Déconnectés du vivant

« L’occasion de s’offrir un nouveau Galaxy puissant n’a jamais été aussi belle. Le nouveau Galaxy S20 FE 5G te propose toutes les fonctions que tu souhaites pour faire tout ce que tu aimes, et surtout aussi longtemps que tu veux ». Cette publicité de Samsung est un remarquable condensé du langage dégoulinant de séduction trompeuse des fabricants de smartphones alliés aux opérateurs de téléphonie mobile lancés à tombeau ouvert dans la 5G. Avec la complicité de gouvernants comme le président Emmanuel Macron qui a récemment ironisé sur ceux qui préfèreraient « le modèle Amish » et « le retour à la lampe à huile ». Comme si la cinquième génération des standards pour téléphonie mobile devait s’imposer comme une évidence, un progrès pour toute l’humanité entrée dans un nouveau siècle des Lumières.

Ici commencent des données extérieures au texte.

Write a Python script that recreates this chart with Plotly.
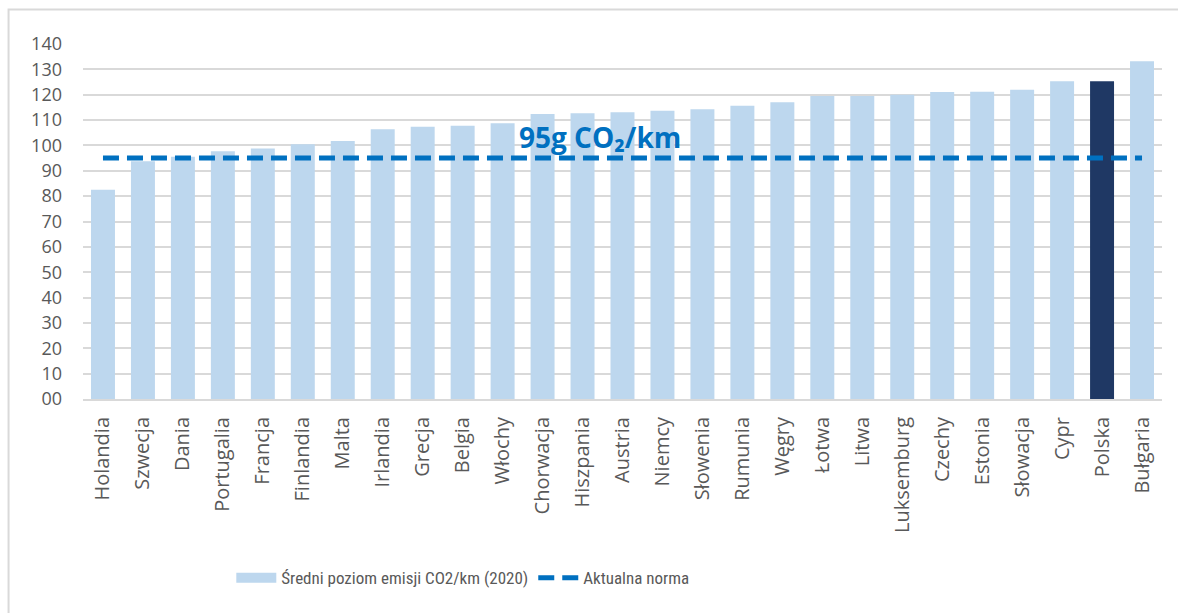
import plotly.graph_objects as go

countries = ["Holandia", "Szwecja", "Dania", "Portugalia", "Francja", "Finlandia", "Malta",
             "Irlandia", "Grecja", "Belgia", "Włochy", "Chorwacja", "Hiszpania", "Austria",
             "Niemcy", "Słowenia", "Rumunia", "Węgry", "Łotwa", "Litwa", "Luksemburg",
             "Czechy", "Estonia", "Słowacja", "Cypr", "Polska", "Bułgaria"]
emissions = [82.5, 93.8, 95.5, 97.7, 98.8, 100.5, 101.7, 106.4, 107.4, 107.8, 108.7, 112.4,
             112.7, 113.1, 113.7, 114.3, 115.6, 117.0, 119.5, 119.5, 120.0, 121.1, 121.2,
             122.0, 125.3, 125.3, 133.2]
norm_value = 95
highlight = "Polska"
y_ticks = list(range(0, 141, 10))
y_tick_text = ["00"] + [str(v) for v in y_ticks[1:]]
bar_name = "Średni poziom emisji CO2/km (2020)"
line_name = "Aktualna norma"

LIGHT = "#BDD7EE"
DARK = "#1F3864"
LINE = "#0070C0"
GRAY = "#595959"
FONT = "Open Sans"

bar_colors = [DARK if c == highlight else LIGHT for c in countries]

fig = go.Figure()
fig.add_trace(go.Bar(
    x=countries, y=emissions, marker=dict(color=bar_colors, line=dict(width=0)),
    name=bar_name, showlegend=False,
))
# legend entry for the bars (wide swatch like the original)
fig.add_trace(go.Scatter(
    x=[None], y=[None], mode="lines", line=dict(color=LIGHT, width=15),
    name=bar_name, hoverinfo="skip",
))
fig.add_trace(go.Scatter(
    x=countries, y=[norm_value] * len(countries), mode="lines",
    line=dict(color=LINE, width=5, dash="16px,8px"),
    name=line_name,
))

fig.add_annotation(
    x=0.479, y=0.738, xref="paper", yref="paper",
    text="<b>95g CO₂/km</b>", showarrow=False,
    font=dict(family=FONT, size=28, color=LINE),
    xanchor="center", yanchor="middle",
)

# outer frame
fig.add_shape(type="rect", xref="paper", yref="paper",
              x0=-0.069, x1=1.2, y0=-0.8, y1=1.097,
              line=dict(color="#D9D9D9", width=2), fillcolor="rgba(0,0,0,0)", layer="below")

fig.update_layout(
    width=1178, height=613,
    margin=dict(l=83, r=16, t=44, b=214, autoexpand=False),
    paper_bgcolor="white", plot_bgcolor="white",
    bargap=0.4,
    font=dict(family=FONT, size=17, color=GRAY),
    showlegend=True,
    legend=dict(orientation="h", x=0.352, xanchor="center", y=-0.505, yanchor="middle",
                font=dict(family="Liberation Sans Narrow, Roboto Condensed, Lato", size=17,
                          color=GRAY),
                traceorder="normal", itemwidth=40),
    xaxis=dict(tickangle=-90, showgrid=False, showline=True, linecolor="#D9D9D9", linewidth=2,
               ticks="", tickfont=dict(family=FONT, size=20, color=GRAY),
               ticklabelstandoff=8, automargin=False,
               range=[-0.5, len(countries) - 0.5]),
    yaxis=dict(range=[0, 140], tickvals=y_ticks, ticktext=y_tick_text,
               showgrid=True, gridcolor="#D9D9D9", gridwidth=2, zeroline=False,
               ticks="", tickfont=dict(family=FONT, size=18, color=GRAY), ticklabelstandoff=20,
               automargin=False),
)

fig.write_html("out.html")
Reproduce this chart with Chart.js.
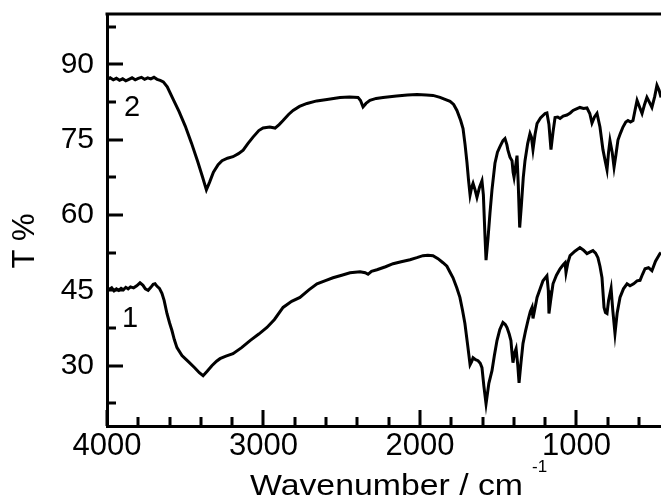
<!DOCTYPE html>
<html>
<head>
<meta charset="utf-8">
<title>IR spectra</title>
<script src="https://cdn.jsdelivr.net/npm/chart.js@4.4.1/dist/chart.umd.min.js"></script>
<style>
  html, body { margin: 0; padding: 0; background: #fff; }
  #wrap { width: 661px; height: 501px; }
</style>
</head>
<body>
<div id="wrap"><canvas id="ir"></canvas></div>
<script>
// spectrum 2 (upper)
const wn2 = [4000, 3980, 3960, 3940, 3920, 3900, 3880, 3860, 3840, 3820, 3800, 3780, 3760, 3740, 3720, 3700, 3680, 3660,
  3640, 3615, 3580, 3540, 3500, 3460, 3420, 3390, 3365, 3345, 3320, 3290, 3265, 3230, 3195, 3160, 3130, 3100, 3067, 3030,
  3003, 2960, 2926, 2900, 2875, 2840, 2811, 2770, 2722, 2660, 2594, 2511, 2450, 2396, 2380, 2364, 2345, 2320, 2280, 2236,
  2150, 2080, 2019, 1960, 1917, 1872, 1840, 1808, 1785, 1764, 1740, 1725, 1712, 1700, 1690, 1680, 1670, 1661, 1648, 1636,
  1620, 1604, 1595, 1585, 1578, 1565, 1553, 1540, 1521, 1505, 1489, 1470, 1457, 1445, 1438, 1425, 1412, 1405, 1399, 1390,
  1380, 1372, 1363, 1352, 1340, 1329, 1312, 1297, 1288, 1278, 1265, 1252, 1230, 1201, 1189, 1176, 1163, 1150, 1137, 1120,
  1105, 1085, 1061, 1040, 1022, 1000, 978, 955, 933, 915, 901, 885, 869, 850, 831, 815, 805, 795, 786, 772, 760, 748, 735,
  720, 703, 685, 671, 655, 639, 625, 613, 597, 581, 565, 550, 535, 518, 500, 486, 472, 460];
const t2 = [87.0, 87.3, 86.9, 87.2, 86.8, 87.1, 86.7, 87.0, 87.3, 86.9, 87.2, 87.4, 87.0, 87.3, 87.1, 87.4, 87.0, 86.8,
  86.5, 85.5, 83.2, 80.6, 77.7, 74.3, 70.6, 67.6, 65.0, 66.5, 68.5, 70.0, 70.8, 71.3, 71.6, 72.2, 72.9, 74.2, 75.5, 76.8,
  77.3, 77.5, 77.3, 78.0, 78.8, 80.0, 80.8, 81.6, 82.2, 82.7, 83.0, 83.4, 83.5, 83.4, 82.8, 81.5, 82.2, 82.8, 83.2, 83.4,
  83.7, 83.9, 84.0, 83.9, 83.8, 83.4, 83.0, 82.6, 82.0, 80.8, 78.8, 77.2, 74.0, 70.5, 67.0, 64.0, 65.5, 66.3, 65.0, 63.5,
  65.5, 66.8, 64.0, 56.0, 51.0, 55.5, 60.3, 65.0, 70.3, 72.5, 73.6, 74.8, 75.2, 74.0, 72.9, 71.5, 70.8, 68.5, 67.5, 69.5,
  71.8, 66.0, 57.5, 62.0, 67.5, 70.8, 74.2, 76.2, 75.5, 73.0, 76.0, 78.2, 79.3, 80.2, 80.3, 78.0, 73.0, 76.5, 79.4, 79.5,
  79.2, 79.7, 79.9, 80.3, 80.8, 81.1, 81.4, 81.2, 81.3, 80.2, 78.3, 79.5, 80.2, 77.5, 73.0, 70.5, 69.0, 72.5, 74.8, 72.5,
  69.5, 72.0, 74.9, 76.2, 77.5, 78.5, 78.8, 78.5, 78.8, 81.0, 82.8, 81.5, 80.2, 82.0, 83.4, 82.5, 81.4, 83.6, 85.8, 84.8,
  83.4];

// spectrum 1 (lower)
const wn1 = [4000, 3985, 3970, 3955, 3940, 3925, 3910, 3895, 3880, 3865, 3850, 3830, 3810, 3789, 3770, 3755, 3737, 3720,
  3705, 3693, 3680, 3665, 3649, 3635, 3617, 3600, 3585, 3570, 3553, 3521, 3480, 3440, 3410, 3386, 3360, 3330, 3300, 3278,
  3240, 3195, 3140, 3086, 3030, 2978, 2930, 2875, 2820, 2767, 2710, 2658, 2600, 2556, 2500, 2447, 2383, 2350, 2332, 2310,
  2275, 2220, 2172, 2120, 2064, 2020, 1981, 1950, 1917, 1885, 1853, 1828, 1808, 1789, 1765, 1745, 1728, 1713, 1695, 1680,
  1670, 1661, 1645, 1629, 1615, 1604, 1592, 1578, 1560, 1540, 1525, 1508, 1490, 1470, 1455, 1444, 1430, 1419, 1412, 1406,
  1396, 1386, 1375, 1367, 1355, 1342, 1325, 1310, 1295, 1284, 1278, 1265, 1252, 1230, 1214, 1189, 1180, 1176, 1165, 1150,
  1128, 1105, 1085, 1073, 1067, 1055, 1041, 1010, 978, 955, 933, 915, 895, 878, 863, 850, 837, 824, 815, 805, 795, 779,
  768, 754, 740, 722, 700, 677, 658, 635, 613, 594, 578, 562, 540, 518, 495, 467, 460];
const t1 = [45.6, 45.2, 45.5, 44.9, 45.3, 45.0, 45.4, 45.1, 45.6, 45.3, 45.7, 45.5, 45.9, 46.5, 46.0, 45.3, 45.0, 45.6,
  46.2, 46.3, 45.8, 45.4, 44.4, 43.0, 40.4, 38.5, 37.0, 35.2, 33.6, 32.0, 30.8, 29.6, 28.6, 28.0, 28.9, 30.0, 30.9, 31.4,
  31.9, 32.4, 33.6, 35.0, 36.3, 37.6, 39.2, 41.6, 42.8, 43.6, 45.1, 46.3, 47.0, 47.5, 48.0, 48.5, 48.7, 48.5, 48.2, 48.8,
  49.1, 49.7, 50.3, 50.7, 51.1, 51.5, 51.9, 52.0, 51.9, 51.3, 50.5, 49.8, 48.6, 47.5, 45.5, 43.6, 41.0, 38.4, 34.0, 30.2,
  30.8, 31.6, 31.2, 31.0, 30.5, 29.6, 26.0, 22.4, 26.5, 29.0, 32.0, 35.0, 37.2, 38.6, 38.2, 37.6, 36.3, 35.0, 32.5, 30.6,
  32.5, 33.4, 30.0, 26.6, 30.5, 34.4, 37.0, 39.0, 40.8, 41.6, 39.4, 41.5, 43.6, 45.5, 46.9, 47.9, 45.0, 40.4, 43.0, 46.3,
  48.0, 49.3, 50.1, 50.5, 48.5, 50.5, 51.9, 52.8, 53.5, 53.0, 52.3, 52.6, 52.9, 52.4, 51.5, 49.8, 47.5, 41.6, 40.6, 40.4,
  43.0, 45.4, 41.0, 36.4, 40.5, 43.6, 45.3, 46.3, 45.9, 46.3, 46.9, 47.0, 48.2, 49.3, 49.5, 48.9, 50.8, 52.3, 52.5];

// ticks
const xTicks = [4000, 3800, 3600, 3400, 3200, 3000, 2800, 2600, 2400, 2200, 2000, 1800, 1600, 1400, 1200, 1000, 800, 600];
const yTicks = [22.5, 30, 37.5, 45, 52.5, 60, 67.5, 75, 82.5, 90, 97.5];
const seriesLabels = ["1", "2"];

const FONT = '"Liberation Sans", Arial, sans-serif';

function toPoints(xs, ys) {
  return xs.map((x, i) => ({ x: x, y: ys[i] }));
}

// inward ticks, top frame line, axis titles, curve numbers
const decorPlugin = {
  id: "decor",
  afterDraw(chart) {
    const ctx = chart.ctx;
    const a = chart.chartArea;
    const xs = chart.scales.x;
    const ys = chart.scales.y;
    ctx.save();
    ctx.strokeStyle = "#000";
    ctx.lineWidth = 3;
    ctx.beginPath();
    xTicks.forEach((v) => {
      const px = Math.round(xs.getPixelForValue(v));
      const len = v % 1000 === 0 ? 16 : 9;
      ctx.moveTo(px, a.bottom);
      ctx.lineTo(px, a.bottom - len);
    });
    yTicks.forEach((v) => {
      const py = Math.round(ys.getPixelForValue(v));
      const len = v % 15 === 0 ? 16 : 9;
      ctx.moveTo(a.left, py);
      ctx.lineTo(a.left + len, py);
    });
    ctx.stroke();

    // top frame
    ctx.beginPath();
    ctx.moveTo(a.left - 1.5, a.top);
    ctx.lineTo(chart.width, a.top);
    ctx.stroke();

    ctx.fillStyle = "#000";
    // y title
    ctx.save();
    ctx.translate(25, 241);
    ctx.rotate(-Math.PI / 2);
    ctx.font = "31px " + FONT;
    ctx.textAlign = "center";
    ctx.textBaseline = "middle";
    ctx.fillText("T %", 0, 0);
    ctx.restore();

    // x title with superscript, stretched a little like the original
    const main = "Wavenumber / cm";
    ctx.font = "30px " + FONT;
    ctx.textBaseline = "alphabetic";
    ctx.textAlign = "left";
    const wMain = ctx.measureText(main).width;
    ctx.save();
    ctx.translate(250, 495);
    ctx.scale(273 / wMain, 1);
    ctx.fillText(main, 0, 0);
    ctx.restore();
    ctx.font = "17px " + FONT;
    ctx.fillText("-1", 532, 472);

    // curve numbers
    ctx.font = "29px " + FONT;
    ctx.textAlign = "center";
    ctx.textBaseline = "middle";
    ctx.fillText(seriesLabels[1], 132, 108);
    ctx.fillText(seriesLabels[0], 130, 319);
    ctx.restore();
  },
};

window.addEventListener("load", function () {
  const ctx = document.getElementById("ir").getContext("2d");
  new Chart(ctx, {
    type: "scatter",
    data: {
      datasets: [
        {
          label: seriesLabels[0],
          data: toPoints(wn1, t1),
          showLine: true,
          borderColor: "#000",
          borderWidth: 3,
          pointRadius: 0,
          tension: 0,
        },
        {
          label: seriesLabels[1],
          data: toPoints(wn2, t2),
          showLine: true,
          borderColor: "#000",
          borderWidth: 3,
          pointRadius: 0,
          tension: 0,
        },
      ],
    },
    options: {
      responsive: true,
      maintainAspectRatio: false,
      animation: false,
      layout: { padding: { top: 14, right: 0, left: 0, bottom: 0 } },
      plugins: {
        legend: { display: false },
        tooltip: { enabled: false },
      },
      scales: {
        x: {
          type: "linear",
          reverse: true,
          min: 460,
          max: 4000,
          grid: { display: false, drawTicks: false },
          border: { display: true, color: "#000", width: 3 },
          afterBuildTicks: (scale) => {
            scale.ticks = xTicks.map((v) => ({ value: v }));
          },
          afterFit: (scale) => {
            scale.height = 75;
            scale.paddingLeft = 0;
            scale.paddingRight = 0;
          },
          ticks: {
            autoSkip: false,
            maxRotation: 0,
            padding: 2,
            color: "#000",
            font: { family: FONT, size: 31 },
            callback: (v) => (v % 1000 === 0 ? String(v) : ""),
          },
        },
        y: {
          min: 18,
          max: 100,
          grid: { display: false, drawTicks: false },
          border: { display: true, color: "#000", width: 3 },
          afterBuildTicks: (scale) => {
            scale.ticks = yTicks.map((v) => ({ value: v }));
          },
          afterFit: (scale) => {
            scale.width = 107;
            scale.paddingTop = 0;
            scale.paddingBottom = 0;
          },
          ticks: {
            autoSkip: false,
            padding: 13,
            color: "#000",
            font: { family: FONT, size: 30 },
            callback: (v) => (v % 15 === 0 ? String(v) : ""),
          },
        },
      },
    },
    plugins: [decorPlugin],
  });
});
</script>
</body>
</html>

Ce serait ignorer que la 5G, notamment testée en Suisse sur neuf sites du canton de Vaud, va entraîner un tsunami de renouvellement des smartphones. Les outils numériques actuellement en fonction ne sont en effet pas équipés pour la capter. Une vraie poule aux œufs d’or s’offre aux équipementiers qui n’ont visiblement rien à faire de l’épuisement des ressources naturelles non renouvelables, de la pollution due à l’extraction des métaux rares et de la génération de déchets non ou peu recyclables. Qui plus est, selon le Shift Project – un laboratoire d’idées en faveur d’une économie bas carbone – la 5G triplera la consommation énergétique des opérateurs. Voilà qui ne plaide pas en faveur d’une sobriété dont notre planète épuisée a cruellement besoin.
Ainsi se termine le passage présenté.